-- Begin Input --

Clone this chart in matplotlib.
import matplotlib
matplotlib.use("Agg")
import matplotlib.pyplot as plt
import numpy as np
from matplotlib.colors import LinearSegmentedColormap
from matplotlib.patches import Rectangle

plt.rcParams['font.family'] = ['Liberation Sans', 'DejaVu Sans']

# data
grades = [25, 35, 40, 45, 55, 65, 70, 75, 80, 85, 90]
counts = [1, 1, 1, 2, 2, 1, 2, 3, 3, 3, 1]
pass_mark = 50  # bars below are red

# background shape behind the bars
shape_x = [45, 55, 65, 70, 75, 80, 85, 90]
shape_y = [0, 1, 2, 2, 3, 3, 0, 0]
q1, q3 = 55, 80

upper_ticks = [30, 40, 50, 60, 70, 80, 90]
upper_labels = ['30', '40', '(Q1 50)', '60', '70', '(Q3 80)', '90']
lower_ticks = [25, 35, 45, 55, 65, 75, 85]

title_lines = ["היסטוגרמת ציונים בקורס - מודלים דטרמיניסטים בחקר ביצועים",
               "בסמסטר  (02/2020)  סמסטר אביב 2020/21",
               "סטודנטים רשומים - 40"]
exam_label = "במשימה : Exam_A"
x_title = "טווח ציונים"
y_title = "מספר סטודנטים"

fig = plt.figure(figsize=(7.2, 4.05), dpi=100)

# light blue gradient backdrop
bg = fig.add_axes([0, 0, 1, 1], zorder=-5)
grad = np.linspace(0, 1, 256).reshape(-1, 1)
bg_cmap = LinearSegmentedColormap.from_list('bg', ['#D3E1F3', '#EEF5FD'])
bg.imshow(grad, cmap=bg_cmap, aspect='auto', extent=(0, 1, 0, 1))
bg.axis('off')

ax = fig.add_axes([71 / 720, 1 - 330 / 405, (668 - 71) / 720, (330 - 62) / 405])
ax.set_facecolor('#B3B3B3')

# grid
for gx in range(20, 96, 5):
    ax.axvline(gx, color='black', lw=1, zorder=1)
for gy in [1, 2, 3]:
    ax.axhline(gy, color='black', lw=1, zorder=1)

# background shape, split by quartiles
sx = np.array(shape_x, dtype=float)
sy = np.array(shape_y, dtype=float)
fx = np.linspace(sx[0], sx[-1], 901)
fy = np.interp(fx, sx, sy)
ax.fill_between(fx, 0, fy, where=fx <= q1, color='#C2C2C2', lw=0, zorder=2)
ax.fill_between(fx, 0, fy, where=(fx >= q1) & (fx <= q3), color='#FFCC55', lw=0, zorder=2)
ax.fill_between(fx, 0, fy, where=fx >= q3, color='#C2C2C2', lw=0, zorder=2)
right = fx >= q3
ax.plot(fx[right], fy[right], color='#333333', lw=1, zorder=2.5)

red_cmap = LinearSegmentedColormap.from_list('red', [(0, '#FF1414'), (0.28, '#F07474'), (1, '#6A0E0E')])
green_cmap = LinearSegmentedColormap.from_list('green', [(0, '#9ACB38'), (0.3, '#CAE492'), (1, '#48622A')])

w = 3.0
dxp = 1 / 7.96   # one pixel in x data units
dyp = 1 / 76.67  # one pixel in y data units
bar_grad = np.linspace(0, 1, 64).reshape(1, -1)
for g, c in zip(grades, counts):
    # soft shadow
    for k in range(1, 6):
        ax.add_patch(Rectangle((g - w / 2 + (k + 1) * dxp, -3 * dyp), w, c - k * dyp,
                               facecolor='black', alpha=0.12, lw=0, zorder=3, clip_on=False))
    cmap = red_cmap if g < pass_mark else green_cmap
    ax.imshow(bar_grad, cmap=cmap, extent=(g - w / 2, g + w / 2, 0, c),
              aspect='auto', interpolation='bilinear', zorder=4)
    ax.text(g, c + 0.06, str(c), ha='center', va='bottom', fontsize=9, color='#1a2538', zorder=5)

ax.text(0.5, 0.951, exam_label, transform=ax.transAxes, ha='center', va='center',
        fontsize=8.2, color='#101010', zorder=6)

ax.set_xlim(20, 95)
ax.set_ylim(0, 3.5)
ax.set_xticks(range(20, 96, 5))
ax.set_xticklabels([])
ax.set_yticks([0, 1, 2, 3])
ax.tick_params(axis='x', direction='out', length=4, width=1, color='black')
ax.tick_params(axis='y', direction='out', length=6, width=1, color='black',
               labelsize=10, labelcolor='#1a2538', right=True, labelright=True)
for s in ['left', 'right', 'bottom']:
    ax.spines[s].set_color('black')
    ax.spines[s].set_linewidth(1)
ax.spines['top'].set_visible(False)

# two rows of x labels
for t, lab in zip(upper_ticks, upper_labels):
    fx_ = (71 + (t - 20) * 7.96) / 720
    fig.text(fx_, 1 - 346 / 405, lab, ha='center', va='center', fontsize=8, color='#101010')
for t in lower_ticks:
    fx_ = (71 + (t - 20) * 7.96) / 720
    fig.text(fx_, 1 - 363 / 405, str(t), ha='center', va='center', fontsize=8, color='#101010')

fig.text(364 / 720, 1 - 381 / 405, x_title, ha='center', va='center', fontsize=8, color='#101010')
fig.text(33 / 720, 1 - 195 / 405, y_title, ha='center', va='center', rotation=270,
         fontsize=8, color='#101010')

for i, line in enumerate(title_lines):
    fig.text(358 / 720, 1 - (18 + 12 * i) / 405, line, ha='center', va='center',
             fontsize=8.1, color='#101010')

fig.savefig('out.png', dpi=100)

-- End Input --
-- Begin Input --

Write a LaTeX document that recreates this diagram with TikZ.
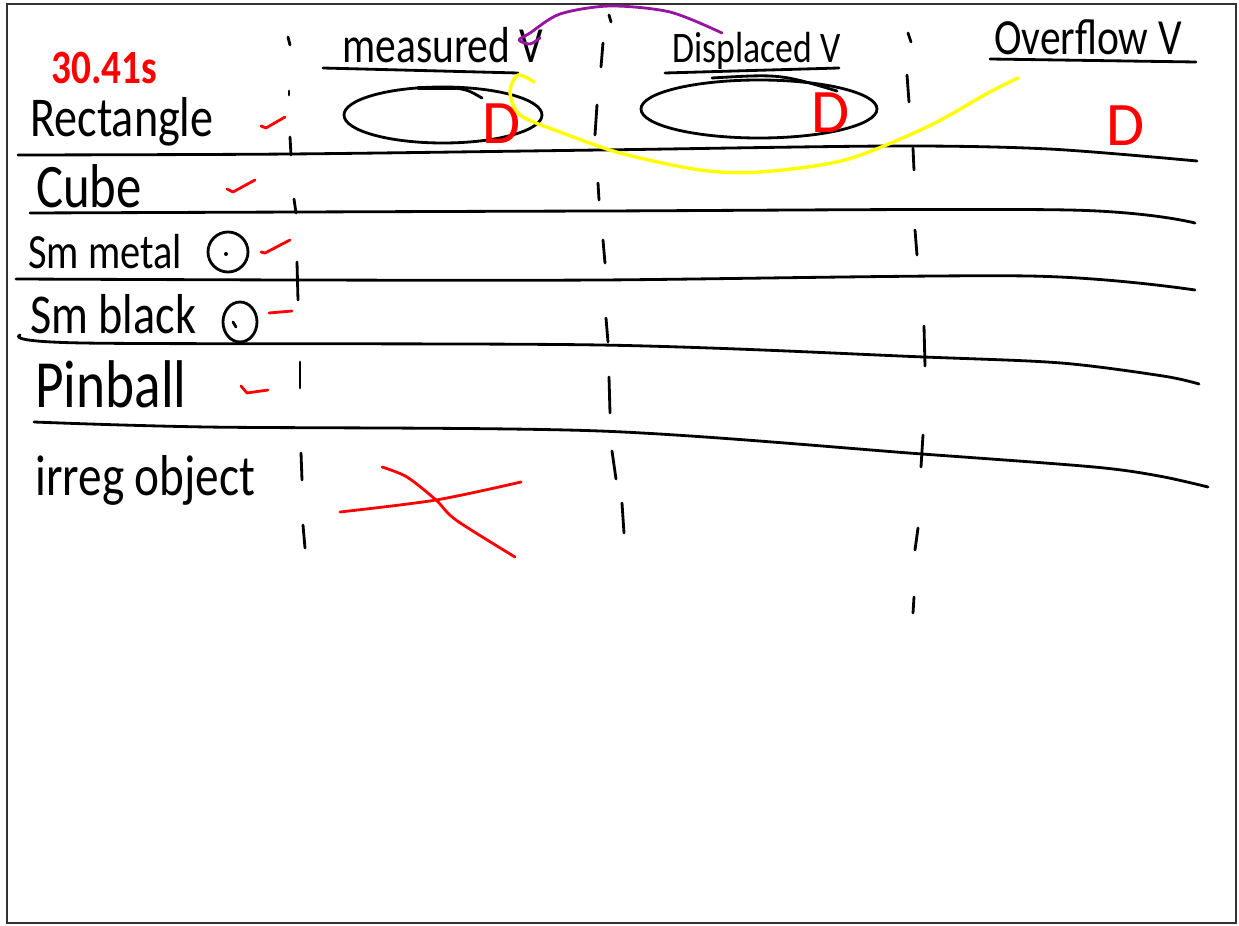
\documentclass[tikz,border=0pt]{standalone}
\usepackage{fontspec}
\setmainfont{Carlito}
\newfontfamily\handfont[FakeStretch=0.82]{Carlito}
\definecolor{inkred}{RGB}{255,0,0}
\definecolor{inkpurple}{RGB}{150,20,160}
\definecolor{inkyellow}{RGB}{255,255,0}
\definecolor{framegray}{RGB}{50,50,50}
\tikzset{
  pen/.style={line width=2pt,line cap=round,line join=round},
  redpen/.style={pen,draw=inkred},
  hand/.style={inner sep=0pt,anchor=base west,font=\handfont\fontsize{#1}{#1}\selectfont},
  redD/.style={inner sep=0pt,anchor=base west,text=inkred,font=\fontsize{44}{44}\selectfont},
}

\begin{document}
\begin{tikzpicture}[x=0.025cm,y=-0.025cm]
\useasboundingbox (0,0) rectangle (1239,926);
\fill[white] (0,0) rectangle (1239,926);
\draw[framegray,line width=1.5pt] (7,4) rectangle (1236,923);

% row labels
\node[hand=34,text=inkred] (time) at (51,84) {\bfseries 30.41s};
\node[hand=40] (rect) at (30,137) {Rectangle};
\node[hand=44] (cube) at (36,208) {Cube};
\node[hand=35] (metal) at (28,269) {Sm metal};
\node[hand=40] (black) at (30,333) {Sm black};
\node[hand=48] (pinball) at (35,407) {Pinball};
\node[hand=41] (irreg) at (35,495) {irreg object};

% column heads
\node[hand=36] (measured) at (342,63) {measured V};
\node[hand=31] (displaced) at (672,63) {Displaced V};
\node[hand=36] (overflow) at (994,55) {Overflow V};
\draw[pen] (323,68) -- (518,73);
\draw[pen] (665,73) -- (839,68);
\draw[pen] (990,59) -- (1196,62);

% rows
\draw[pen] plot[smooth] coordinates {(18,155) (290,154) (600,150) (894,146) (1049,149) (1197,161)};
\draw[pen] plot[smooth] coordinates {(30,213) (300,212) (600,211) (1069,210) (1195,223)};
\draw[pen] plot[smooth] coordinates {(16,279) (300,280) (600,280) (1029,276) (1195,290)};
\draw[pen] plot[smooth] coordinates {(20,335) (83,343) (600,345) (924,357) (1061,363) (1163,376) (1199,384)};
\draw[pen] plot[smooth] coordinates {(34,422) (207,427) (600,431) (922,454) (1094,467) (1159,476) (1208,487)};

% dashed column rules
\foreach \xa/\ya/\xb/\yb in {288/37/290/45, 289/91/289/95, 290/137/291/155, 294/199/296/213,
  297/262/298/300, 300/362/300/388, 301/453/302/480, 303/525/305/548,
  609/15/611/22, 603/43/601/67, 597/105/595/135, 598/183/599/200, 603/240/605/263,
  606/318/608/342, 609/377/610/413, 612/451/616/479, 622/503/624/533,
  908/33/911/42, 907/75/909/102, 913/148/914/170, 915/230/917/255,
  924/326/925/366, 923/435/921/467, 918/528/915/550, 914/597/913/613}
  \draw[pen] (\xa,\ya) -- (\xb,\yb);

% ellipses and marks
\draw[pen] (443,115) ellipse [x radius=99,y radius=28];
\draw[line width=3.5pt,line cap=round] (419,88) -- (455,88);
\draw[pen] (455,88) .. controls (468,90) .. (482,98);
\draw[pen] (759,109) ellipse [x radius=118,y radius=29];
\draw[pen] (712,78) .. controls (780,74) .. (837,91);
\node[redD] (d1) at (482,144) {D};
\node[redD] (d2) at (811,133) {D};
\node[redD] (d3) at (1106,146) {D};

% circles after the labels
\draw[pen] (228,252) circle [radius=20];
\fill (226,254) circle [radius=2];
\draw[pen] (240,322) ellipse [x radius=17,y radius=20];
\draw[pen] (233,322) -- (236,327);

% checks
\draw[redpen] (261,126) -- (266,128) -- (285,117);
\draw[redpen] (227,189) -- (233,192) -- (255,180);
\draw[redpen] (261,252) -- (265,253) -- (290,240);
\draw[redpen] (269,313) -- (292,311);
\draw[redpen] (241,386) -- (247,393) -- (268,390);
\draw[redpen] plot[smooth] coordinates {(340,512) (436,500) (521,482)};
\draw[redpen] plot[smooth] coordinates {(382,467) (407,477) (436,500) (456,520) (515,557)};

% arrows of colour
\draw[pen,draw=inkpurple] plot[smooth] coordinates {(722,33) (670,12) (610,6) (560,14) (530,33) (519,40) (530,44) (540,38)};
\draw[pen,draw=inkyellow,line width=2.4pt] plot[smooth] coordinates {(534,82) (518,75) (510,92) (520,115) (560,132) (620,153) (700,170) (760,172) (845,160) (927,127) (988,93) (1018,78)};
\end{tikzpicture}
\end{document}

-- End Input --

▶ [Aim of the task]
Extract the stretch of lines that begins at the line with "Write a LaTeX" and ends at the line with "(990,59) -- (1196,62);", inclusive. Omit every picture.

▶ [Reply to the exercise]
Write a LaTeX document that recreates this diagram with TikZ.
\documentclass[tikz,border=0pt]{standalone}
\usepackage{fontspec}
\setmainfont{Carlito}
\newfontfamily\handfont[FakeStretch=0.82]{Carlito}
\definecolor{inkred}{RGB}{255,0,0}
\definecolor{inkpurple}{RGB}{150,20,160}
\definecolor{inkyellow}{RGB}{255,255,0}
\definecolor{framegray}{RGB}{50,50,50}
\tikzset{
  pen/.style={line width=2pt,line cap=round,line join=round},
  redpen/.style={pen,draw=inkred},
  hand/.style={inner sep=0pt,anchor=base west,font=\handfont\fontsize{#1}{#1}\selectfont},
  redD/.style={inner sep=0pt,anchor=base west,text=inkred,font=\fontsize{44}{44}\selectfont},
}

\begin{document}
\begin{tikzpicture}[x=0.025cm,y=-0.025cm]
\useasboundingbox (0,0) rectangle (1239,926);
\fill[white] (0,0) rectangle (1239,926);
\draw[framegray,line width=1.5pt] (7,4) rectangle (1236,923);

% row labels
\node[hand=34,text=inkred] (time) at (51,84) {\bfseries 30.41s};
\node[hand=40] (rect) at (30,137) {Rectangle};
\node[hand=44] (cube) at (36,208) {Cube};
\node[hand=35] (metal) at (28,269) {Sm metal};
\node[hand=40] (black) at (30,333) {Sm black};
\node[hand=48] (pinball) at (35,407) {Pinball};
\node[hand=41] (irreg) at (35,495) {irreg object};

% column heads
\node[hand=36] (measured) at (342,63) {measured V};
\node[hand=31] (displaced) at (672,63) {Displaced V};
\node[hand=36] (overflow) at (994,55) {Overflow V};
\draw[pen] (323,68) -- (518,73);
\draw[pen] (665,73) -- (839,68);
\draw[pen] (990,59) -- (1196,62);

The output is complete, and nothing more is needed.